* Task goal *
Quote every line below exactly and skip any picture.

= = = = = = =

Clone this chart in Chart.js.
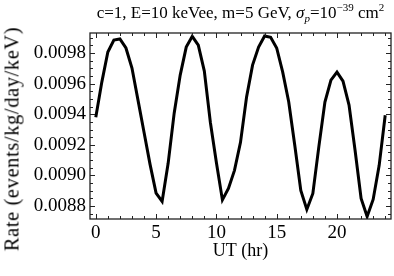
<!DOCTYPE html>
<html>
<head>
<meta charset="utf-8">
<script src="https://cdn.jsdelivr.net/npm/chart.js@4/dist/chart.umd.min.js"></script>
<style>
  html, body { margin: 0; padding: 0; background: #fff; }
  #wrap { position: relative; width: 394px; height: 276px; }
  #title { position: absolute; left: 90px; width: 301px; top: 3px; text-align: center;
           font-family: "Liberation Serif", "Times New Roman", serif; font-size: 17px; color: #000; white-space: nowrap; }
  #title sub, #title sup { font-size: 11px; line-height: 0; }
  #ytitle { position: absolute; left: 12px; top: 139px; width: 0; height: 0; }
  #ytitle span { position: absolute; left: 0; top: 0; transform: translate(-50%, -50%) rotate(-90deg);
           font-family: "Liberation Serif", "Times New Roman", serif; font-size: 20.5px; letter-spacing: 0.6px; color: #000; white-space: nowrap; }
</style>
</head>
<body>
<div id="wrap">
  <canvas id="c" width="394" height="276"></canvas>
  <div id="title">c=1, E=10 keVee, m=5 GeV, <i>σ</i><sub><i>p</i></sub>=10<sup>−39</sup> cm<sup>2</sup></div>
  <div id="ytitle"><span>Rate (events/kg/day/keV)</span></div>
</div>
<script>
// Universal time (hr)
const hours = [0,0.5,1,1.5,2,2.5,3,3.5,4,4.5,5,5.5,6,6.5,7,7.5,8,8.5,9,9.5,10,10.5,11,11.5,12,
  12.5,13,13.5,14,14.5,15,15.5,16,16.5,17,17.5,18,18.5,19,19.5,20,20.5,21,21.5,22,22.5,23,23.5,24];
// Rate (events/kg/day/keV)
const rate = [0.009380,0.009610,0.009807,0.009885,0.009892,0.009833,0.009702,0.009492,0.009282,0.009072,
  0.008884,0.008830,0.009079,0.009407,0.009656,0.009839,0.009909,0.009852,0.009682,0.009348,
  0.009085,0.008840,0.008915,0.009033,0.009216,0.009511,0.009721,0.009839,0.009911,0.009903,
  0.009833,0.009675,0.009480,0.009197,0.008902,0.008777,0.008882,0.009190,0.009479,0.009623,
  0.009675,0.009616,0.009460,0.009164,0.008849,0.008731,0.008843,0.009066,0.009393];
const xTicks = [0,5,10,15,20];
const yTicks = [0.0088,0.0090,0.0092,0.0094,0.0096,0.0098];

const FONT = '"Liberation Serif", "Times New Roman", serif';

const framePlugin = {
  id: 'frameTicks',
  afterDraw(chart) {
    const {ctx, chartArea: a, scales: {x, y}} = chart;
    ctx.save();
    ctx.strokeStyle = '#222';
    ctx.lineWidth = 1;
    ctx.beginPath();
    for (let v = 0; v <= 24; v += 1) {
      const px = Math.round(x.getPixelForValue(v)) + 0.5;
      const len = (v % 5 === 0) ? 5 : 3;
      ctx.moveTo(px, a.bottom); ctx.lineTo(px, a.bottom - len);
      ctx.moveTo(px, a.top); ctx.lineTo(px, a.top + len);
    }
    for (let k = 0; k < 40; k++) {
      const v = 0.0087 + k * 0.00005;
      if (v > y.max) break;
      if (v < y.min) continue;
      const py = Math.round(y.getPixelForValue(v)) + 0.5;
      const len = (k % 4 === 2) ? 5 : 3;
      ctx.moveTo(a.left, py); ctx.lineTo(a.left + len, py);
      ctx.moveTo(a.right, py); ctx.lineTo(a.right - len, py);
    }
    ctx.stroke();
    ctx.lineWidth = 1.3;
    ctx.strokeRect(a.left, a.top, a.right - a.left, a.bottom - a.top);
    ctx.restore();
  }
};

new Chart(document.getElementById('c'), {
  type: 'line',
  data: {
    datasets: [{
      data: hours.map((h, i) => ({x: h, y: rate[i]})),
      borderColor: '#000',
      borderWidth: 3,
      pointRadius: 0,
      tension: 0,
      fill: false
    }]
  },
  options: {
    responsive: false,
    animation: false,
    layout: { padding: { left: 0, right: 3, top: 33, bottom: 0 } },
    plugins: { legend: { display: false }, tooltip: { enabled: false } },
    scales: {
      x: {
        type: 'linear', min: -0.48, max: 24.48,
        afterBuildTicks: s => { s.ticks = xTicks.map(v => ({value: v})); },
        afterFit: s => { s.height = 57; },
        grid: { display: false, drawTicks: false },
        border: { display: false },
        ticks: { color: '#000', font: { family: FONT, size: 19 }, padding: 3, maxRotation: 0, callback: v => String(v) },
        title: { display: true, text: 'UT (hr)', color: '#000', font: { family: FONT, size: 18 }, padding: { top: 1, bottom: 14 } }
      },
      y: {
        type: 'linear', min: 0.008715, max: 0.009931,
        afterBuildTicks: s => { s.ticks = yTicks.map(v => ({value: v})); },
        afterFit: s => { s.width = 90; },
        grid: { display: false, drawTicks: false },
        border: { display: false },
        ticks: { color: '#000', font: { family: FONT, size: 19 }, padding: 4, callback: v => v.toFixed(4) },
        title: { display: false }
      }
    }
  },
  plugins: [framePlugin]
});
</script>
</body>
</html>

= = = = = = =

* Written answer *
Clone this chart in Chart.js.
<!DOCTYPE html>
<html>
<head>
<meta charset="utf-8">
<script src="https://cdn.jsdelivr.net/npm/chart.js@4/dist/chart.umd.min.js"></script>
<style>
  html, body { margin: 0; padding: 0; background: #fff; }
  #wrap { position: relative; width: 394px; height: 276px; }
  #title { position: absolute; left: 90px; width: 301px; top: 3px; text-align: center;
           font-family: "Liberation Serif", "Times New Roman", serif; font-size: 17px; color: #000; white-space: nowrap; }
  #title sub, #title sup { font-size: 11px; line-height: 0; }
  #ytitle { position: absolute; left: 12px; top: 139px; width: 0; height: 0; }
  #ytitle span { position: absolute; left: 0; top: 0; transform: translate(-50%, -50%) rotate(-90deg);
           font-family: "Liberation Serif", "Times New Roman", serif; font-size: 20.5px; letter-spacing: 0.6px; color: #000; white-space: nowrap; }
</style>
</head>
<body>
<div id="wrap">
  <canvas id="c" width="394" height="276"></canvas>
  <div id="title">c=1, E=10 keVee, m=5 GeV, <i>σ</i><sub><i>p</i></sub>=10<sup>−39</sup> cm<sup>2</sup></div>
  <div id="ytitle"><span>Rate (events/kg/day/keV)</span></div>
</div>
<script>
// Universal time (hr)
const hours = [0,0.5,1,1.5,2,2.5,3,3.5,4,4.5,5,5.5,6,6.5,7,7.5,8,8.5,9,9.5,10,10.5,11,11.5,12,
  12.5,13,13.5,14,14.5,15,15.5,16,16.5,17,17.5,18,18.5,19,19.5,20,20.5,21,21.5,22,22.5,23,23.5,24];
// Rate (events/kg/day/keV)
const rate = [0.009380,0.009610,0.009807,0.009885,0.009892,0.009833,0.009702,0.009492,0.009282,0.009072,
  0.008884,0.008830,0.009079,0.009407,0.009656,0.009839,0.009909,0.009852,0.009682,0.009348,
  0.009085,0.008840,0.008915,0.009033,0.009216,0.009511,0.009721,0.009839,0.009911,0.009903,
  0.009833,0.009675,0.009480,0.009197,0.008902,0.008777,0.008882,0.009190,0.009479,0.009623,
  0.009675,0.009616,0.009460,0.009164,0.008849,0.008731,0.008843,0.009066,0.009393];
const xTicks = [0,5,10,15,20];
const yTicks = [0.0088,0.0090,0.0092,0.0094,0.0096,0.0098];

const FONT = '"Liberation Serif", "Times New Roman", serif';

const framePlugin = {
  id: 'frameTicks',
  afterDraw(chart) {
    const {ctx, chartArea: a, scales: {x, y}} = chart;
    ctx.save();
    ctx.strokeStyle = '#222';
    ctx.lineWidth = 1;
    ctx.beginPath();
    for (let v = 0; v <= 24; v += 1) {
      const px = Math.round(x.getPixelForValue(v)) + 0.5;
      const len = (v % 5 === 0) ? 5 : 3;
      ctx.moveTo(px, a.bottom); ctx.lineTo(px, a.bottom - len);
      ctx.moveTo(px, a.top); ctx.lineTo(px, a.top + len);
    }
    for (let k = 0; k < 40; k++) {
      const v = 0.0087 + k * 0.00005;
      if (v > y.max) break;
      if (v < y.min) continue;
      const py = Math.round(y.getPixelForValue(v)) + 0.5;
      const len = (k % 4 === 2) ? 5 : 3;
      ctx.moveTo(a.left, py); ctx.lineTo(a.left + len, py);
      ctx.moveTo(a.right, py); ctx.lineTo(a.right - len, py);
    }
    ctx.stroke();
    ctx.lineWidth = 1.3;
    ctx.strokeRect(a.left, a.top, a.right - a.left, a.bottom - a.top);
    ctx.restore();
  }
};

new Chart(document.getElementById('c'), {
  type: 'line',
  data: {
    datasets: [{
      data: hours.map((h, i) => ({x: h, y: rate[i]})),
      borderColor: '#000',
      borderWidth: 3,
      pointRadius: 0,
      tension: 0,
      fill: false
    }]
  },
  options: {
    responsive: false,
    animation: false,
    layout: { padding: { left: 0, right: 3, top: 33, bottom: 0 } },
    plugins: { legend: { display: false }, tooltip: { enabled: false } },
    scales: {
      x: {
        type: 'linear', min: -0.48, max: 24.48,
        afterBuildTicks: s => { s.ticks = xTicks.map(v => ({value: v})); },
        afterFit: s => { s.height = 57; },
        grid: { display: false, drawTicks: false },
        border: { display: false },
        ticks: { color: '#000', font: { family: FONT, size: 19 }, padding: 3, maxRotation: 0, callback: v => String(v) },
        title: { display: true, text: 'UT (hr)', color: '#000', font: { family: FONT, size: 18 }, padding: { top: 1, bottom: 14 } }
      },
      y: {
        type: 'linear', min: 0.008715, max: 0.009931,
        afterBuildTicks: s => { s.ticks = yTicks.map(v => ({value: v})); },
        afterFit: s => { s.width = 90; },
        grid: { display: false, drawTicks: false },
        border: { display: false },
        ticks: { color: '#000', font: { family: FONT, size: 19 }, padding: 4, callback: v => v.toFixed(4) },
        title: { display: false }
      }
    }
  },
  plugins: [framePlugin]
});
</script>
</body>
</html>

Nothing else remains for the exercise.